A Sleep-Inspired Mechanism for Language Models
Transformer-based large language models struggle with long-context tasks because attention scales poorly with sequence length. A new arXiv study proposes an offline “sleep” phase that converts recent context into persistent fast weights and clears the key-value cache. This design shifts extra computation to the sleep phase while preserving the latency of wake-time prediction. The method improves performance on long-horizon benchmarks without increasing online inference cost.
How the Sleep Phase Works
The model periodically enters sleep and processes accumulated context through N offline recurrent passes. During each pass, fast weights in its state-space model (SSM) blocks are updated via a learned local rule. After sleep, the key-value cache is cleared. The fast weights then serve as a persistent memory of recent context. Wake-time predictions use only these weights, avoiding expensive attention over the full history.
“shifts extra computation to the sleep phase while preserving the latency of wake-time prediction.”

The Attention Bottleneck
Attention mechanisms scale quadratically with context length, making long-horizon tasks computationally heavy. Typical mitigation strategies store large key-value caches, increasing memory demands. The sleep-inspired method reimagines memory management: by periodically sleeping, the model compresses context into SSM fast weights and resets the cache. This transforms a growing-cache problem into a fixed number of offline passes, offering a practical path toward efficient long-context inference with hybrid transformer–state-space architectures.
Tests: Synthetic Tasks and Math Reasoning
The authors evaluate on controlled synthetic tasks—cellular automata and multi-hop graph retrieval—and on the more realistic math reasoning benchmark. Baselines include a regular transformer and SSM-attention hybrids that lack the sleep mechanism. Both baselines fail on math reasoning. When equipped with sleep, the models show performance gains across all tasks, demonstrating that offline recurrence can rescue models from failure on complex, long-range dependencies.
Findings: More Sleep, Deeper Reasoning
Key findings from the paper:
- The sleep mechanism improves performance on the tested tasks.
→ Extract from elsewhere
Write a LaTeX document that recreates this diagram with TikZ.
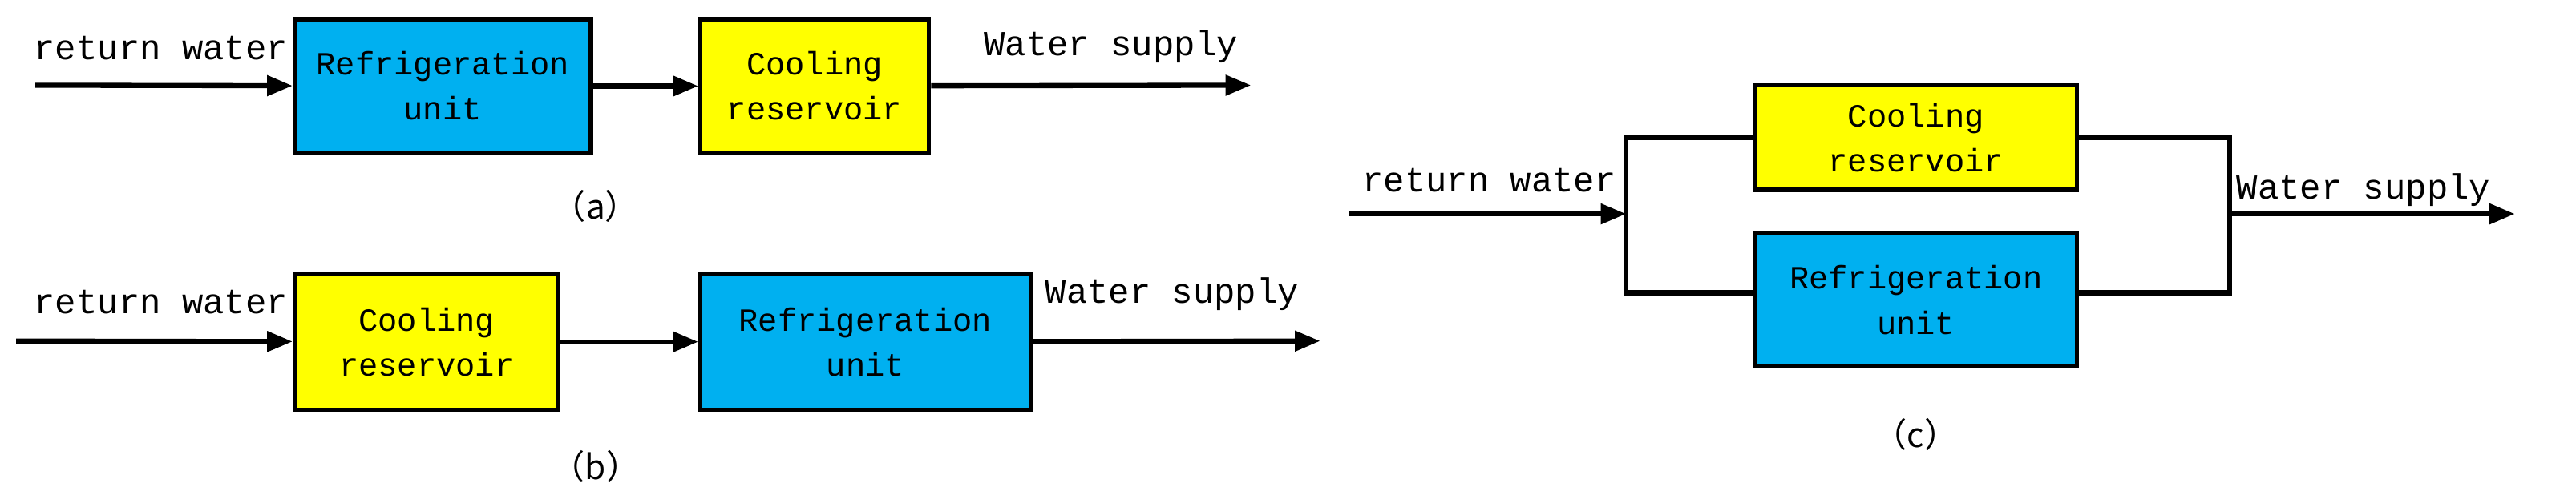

- Increasing the number of offline passes (N) yields further gains.
- The largest improvements occur on examples requiring deeper reasoning steps.
- Baseline models—a regular transformer and SSM-attention hybrids—fail on math reasoning; the sleep-equipped model succeeds.
This suggests that offline consolidation is not just helpful but necessary for certain challenging tasks.
Paper and Authors
Title: “Do Language Models Need Sleep? Offline Recurrence for Improved Online Inference.”
Authors: Sangyun Lee, Sean McLeish, Tom Goldstein, Giulia Fanti.
arXiv ID: 2605.26099 (v2, revised 27 May 2026; original submission 25 May 2026).
License: CC BY 4.0.
Primary subject: Computation and Language (cs.CL).
Secondary: Artificial Intelligence (cs.AI).